Ayant grandi à Nyon, Sigg était un enfant passionné par la voile. «Je voulais étudier quelque chose en lien avec ce domaine», explique-t-il. Il suit le cursus Science et génie des matériaux à l'Ecole Polytechnique Fédérale de Lausanne (EPFL) et est impliqué dans le projet Alinghi dès son Bachelor, car l'équipe collabore avec l'université. Il la rejoindra plus tard et travaillera pour elle.

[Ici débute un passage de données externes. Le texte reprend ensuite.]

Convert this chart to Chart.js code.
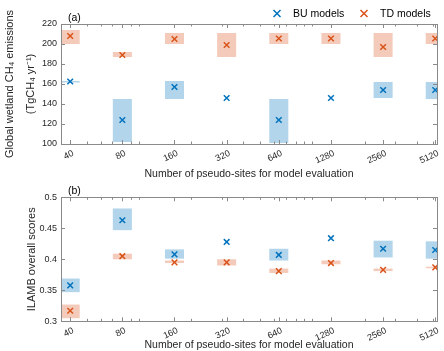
<!DOCTYPE html>
<html>
<head>
<meta charset="utf-8">
<title>pseudo-sites</title>
<script src="https://cdn.jsdelivr.net/npm/chart.js@4/dist/chart.umd.min.js"></script>
<style>
  body { margin: 0; background: #fff; }
  canvas { position: absolute; left: 0; }
</style>
</head>
<body>
<canvas id="emis" width="444" height="180" style="top:0"></canvas>
<canvas id="score" width="444" height="171" style="top:180px"></canvas>
<script>
const sites = [40, 80, 160, 320, 640, 1280, 2560, 5120];
const minorSites = [50, 60, 70, 90, 100, 200, 300, 400, 500, 600, 700, 800, 900, 1000, 2000, 3000, 4000, 5000];

// (a) global wetland CH4 emissions
const buEmis   = [162.5, 124, 157, 146, 124, 146, 154, 154];
const buEmisLo = [162, 102, 145, null, 101, null, 146, 145];
const buEmisHi = [163, 145, 163, null, 145, null, 162, 162];
const tdEmis   = [208, 189, 205, 199, 205.5, 205.5, 197, 205.5];
const tdEmisLo = [200, 187, 200, 187, 200, 200, 187, 200];
const tdEmisHi = [214, 192, 211, 211, 211, 211, 211, 211];
const emisTicks = [100, 120, 140, 160, 180, 200, 220];

// (b) ILAMB overall scores
const buScore   = [0.358, 0.463, 0.408, 0.428, 0.407, 0.434, 0.417, 0.415];
const buScoreLo = [0.347, 0.447, 0.401, null, 0.398, null, 0.403, 0.401];
const buScoreHi = [0.369, 0.482, 0.416, null, 0.417, null, 0.430, 0.429];
const tdScore   = [0.317, 0.405, 0.395, 0.395, 0.381, 0.394, 0.383, 0.387];
const tdScoreLo = [0.305, 0.400, 0.394, 0.390, 0.378, 0.392, 0.381, 0.386];
const tdScoreHi = [0.327, 0.409, 0.398, 0.400, 0.385, 0.398, 0.385, 0.388];
const scoreTicks = [0.3, 0.35, 0.4, 0.45, 0.5];

const BLUE = '#0072BD', ORANGE = '#D95319';
const BLUE_BOX = 'rgb(179,213,235)', ORANGE_BOX = 'rgb(244,203,186)';
const FONT = "'Liberation Sans', Arial, sans-serif";
const TEXT = '#262626';
const HALF = 1.135; // half box width, as a factor on the log axis

function xy(vals) {
  return sites.map((s, i) => ({ x: s, y: vals[i] }));
}

// shaded ranges, inner ticks, frame, panel letter, legend
const panelPlugin = {
  id: 'panel',
  beforeDatasetsDraw(chart, args, o) {
    const { ctx, chartArea: a, scales: { x, y } } = chart;
    ctx.save();
    ctx.beginPath();
    ctx.rect(a.left, a.top, a.right - a.left, a.bottom - a.top);
    ctx.clip();
    o.ranges.forEach(r => {
      ctx.fillStyle = r.color;
      sites.forEach((s, i) => {
        if (r.lo[i] == null) return;
        const x0 = x.getPixelForValue(s / HALF), x1 = x.getPixelForValue(s * HALF);
        const y0 = y.getPixelForValue(r.hi[i]), y1 = y.getPixelForValue(r.lo[i]);
        ctx.fillRect(x0, y0, x1 - x0, Math.max(y1 - y0, 1.5));
      });
    });
    ctx.restore();
  },
  afterDraw(chart, args, o) {
    const { ctx, chartArea: a, scales: { x, y } } = chart;
    ctx.save();
    ctx.strokeStyle = '#8a8a8a';
    ctx.lineWidth = 1;
    ctx.beginPath();
    const tick = (px, len) => {
      ctx.moveTo(px, a.bottom); ctx.lineTo(px, a.bottom - len);
      ctx.moveTo(px, a.top); ctx.lineTo(px, a.top + len);
    };
    sites.forEach(s => tick(Math.round(x.getPixelForValue(s)) + 0.5, 4));
    minorSites.forEach(s => tick(Math.round(x.getPixelForValue(s)) + 0.5, 2.5));
    o.yTicks.forEach(v => {
      const py = Math.round(y.getPixelForValue(v)) + 0.5;
      ctx.moveTo(a.left, py); ctx.lineTo(a.left + 4, py);
      ctx.moveTo(a.right, py); ctx.lineTo(a.right - 4, py);
    });
    ctx.stroke();
    ctx.strokeRect(Math.round(a.left) + 0.5, Math.round(a.top) + 0.5,
      Math.round(a.right - a.left), Math.round(a.bottom - a.top));

    ctx.fillStyle = 'black';
    ctx.font = '10.5px ' + FONT;
    ctx.textBaseline = 'middle';
    ctx.fillText(o.letter, a.left + 7, a.top - 6);

    if (o.legend) {
      const items = [{ ds: 0, x: 277 }, { ds: 1, x: 364 }];
      items.forEach(it => {
        const ds = chart.data.datasets[it.ds];
        ctx.strokeStyle = ds.borderColor;
        ctx.lineWidth = 1.5;
        ctx.beginPath();
        ctx.moveTo(it.x - 3.5, 10); ctx.lineTo(it.x + 3.5, 17);
        ctx.moveTo(it.x + 3.5, 10); ctx.lineTo(it.x - 3.5, 17);
        ctx.stroke();
        ctx.fillStyle = 'black';
        ctx.fillText(ds.label, it.x + 16, 14);
      });
    }
    ctx.restore();
  }
};

function makeChart(id, bu, td, ranges, yMin, yMax, yTicks, yTitle, yTitlePad, top, xHeight, extra) {
  return new Chart(document.getElementById(id), {
    type: 'scatter',
    data: {
      datasets: [
        { label: 'BU models', data: xy(bu), borderColor: BLUE, backgroundColor: BLUE },
        { label: 'TD models', data: xy(td), borderColor: ORANGE, backgroundColor: ORANGE }
      ]
    },
    options: {
      responsive: false,
      animation: false,
      layout: { padding: { top: top, right: 7, left: 0, bottom: 0 } },
      elements: { point: { pointStyle: 'crossRot', radius: 4, borderWidth: 1.5, hoverRadius: 4 } },
      plugins: {
        legend: { display: false },
        tooltip: { enabled: false },
        panel: Object.assign({ ranges: ranges, yTicks: yTicks }, extra)
      },
      scales: {
        x: {
          type: 'logarithmic',
          min: 35.4,
          max: 5240,
          afterBuildTicks: s => { s.ticks = sites.map(v => ({ value: v })); },
          afterFit: s => { s.height = xHeight; },
          grid: { display: false, drawTicks: false },
          border: { display: false },
          ticks: {
            autoSkip: false,
            minRotation: 25, maxRotation: 25,
            padding: 4,
            labelOffset: 3,
            color: TEXT,
            font: { family: FONT, size: 9 },
            callback: v => String(v)
          },
          title: {
            display: true,
            text: 'Number of pseudo-sites for model evaluation',
            color: TEXT,
            font: { family: FONT, size: 10.5 },
            padding: { top: 0, bottom: 0 }
          }
        },
        y: {
          min: yMin,
          max: yMax,
          afterBuildTicks: s => { s.ticks = yTicks.map(v => ({ value: v })); },
          afterFit: s => { s.width = 61; },
          grid: { display: false, drawTicks: false },
          border: { display: false },
          ticks: {
            padding: 4,
            color: TEXT,
            font: { family: FONT, size: 9 },
            callback: v => String(parseFloat(v.toFixed(2)))
          },
          title: {
            display: true,
            text: yTitle,
            color: TEXT,
            font: { family: FONT, size: 11, lineHeight: 1.9 },
            padding: { top: yTitlePad, bottom: 0 }
          }
        }
      }
    },
    plugins: [panelPlugin]
  });
}

makeChart('emis', buEmis, tdEmis,
  [{ lo: buEmisLo, hi: buEmisHi, color: BLUE_BOX }, { lo: tdEmisLo, hi: tdEmisHi, color: ORANGE_BOX }],
  100, 220, emisTicks,
  ['Global wetland CH\u2084 emissions', '(TgCH\u2084 yr\u207B\u00B9)'], 0,
  24, 36, { letter: '(a)', legend: true });

makeChart('score', buScore, tdScore,
  [{ lo: buScoreLo, hi: buScoreHi, color: BLUE_BOX }, { lo: tdScoreLo, hi: tdScoreHi, color: ORANGE_BOX }],
  0.3, 0.5, scoreTicks,
  'ILAMB overall scores', 21.5,
  17.3, 29.7, { letter: '(b)', legend: false });
</script>
</body>
</html>
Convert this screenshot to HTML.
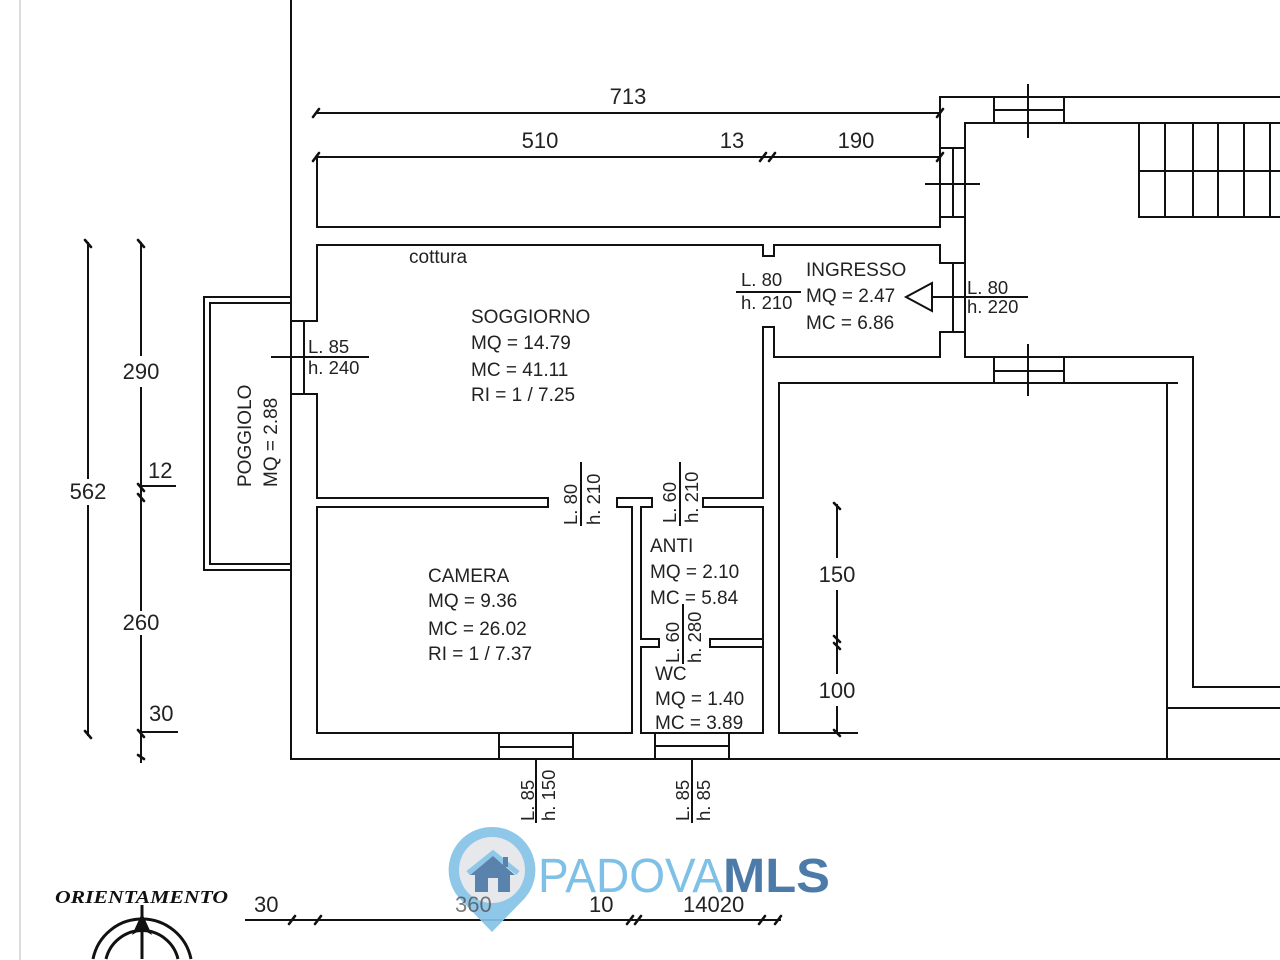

Lorsque le défi suisse se retire de la Coupe de l'America en 2010, Sigg poursuit sa carrière au plus haut niveau et rejoint l'équipe suédoise Artemis, puis American Magic. Le bateau chavire en 2021 en plein round robin et échappe de peu au naufrage. Le Nyonnais le retape alors en un temps record avec ses hommes. Il ne prévoyait pas de revenir chez Alinghi. Il pensait même se retirer un peu du milieu, afin de profiter de ses trois enfants. Or lorsque la possibilité de participer à la Coupe de l'America avec le bateau suisse s'est présentée, il était clair qu'il devait prendre part à cette aventure.
Barnabé Delarze est un athlète puissant. Lorsque le bateau, porté par les vents, navigue vers la victoire, il pédale fort comme trois de ses collègues. Les voiles étaient autrefois réglées à la main. Or l'énergie nécessaire est désormais produite par des vélos. Delarze participait encore aux Jeux olympiques de Tokyo il y a trois ans, en aviron. Il a terminé cinquième avec Roman Röösli en finale du deux de couple et s'est tourné vers la voile après avoir remporté la légendaire Boat Race contre Cambridge lors de son semestre à Oxford.
Les rameurs, puissants, font parfaitement l'affaire sur les navires de compétition. Le fait qu'ils soient lourds – contrairement aux cyclistes – n'est pas un inconvénient. Delarze mesure 1m93 et pèse près de 100 kilos. Il occupe une place fixe sur le bateau et garde les yeux rivés sur un écran qui lui indique le moment où il doit fournir son effort. Si une manœuvre est prévue, lui et ses trois compères écrasent les pédales pendant 20 à 30 secondes.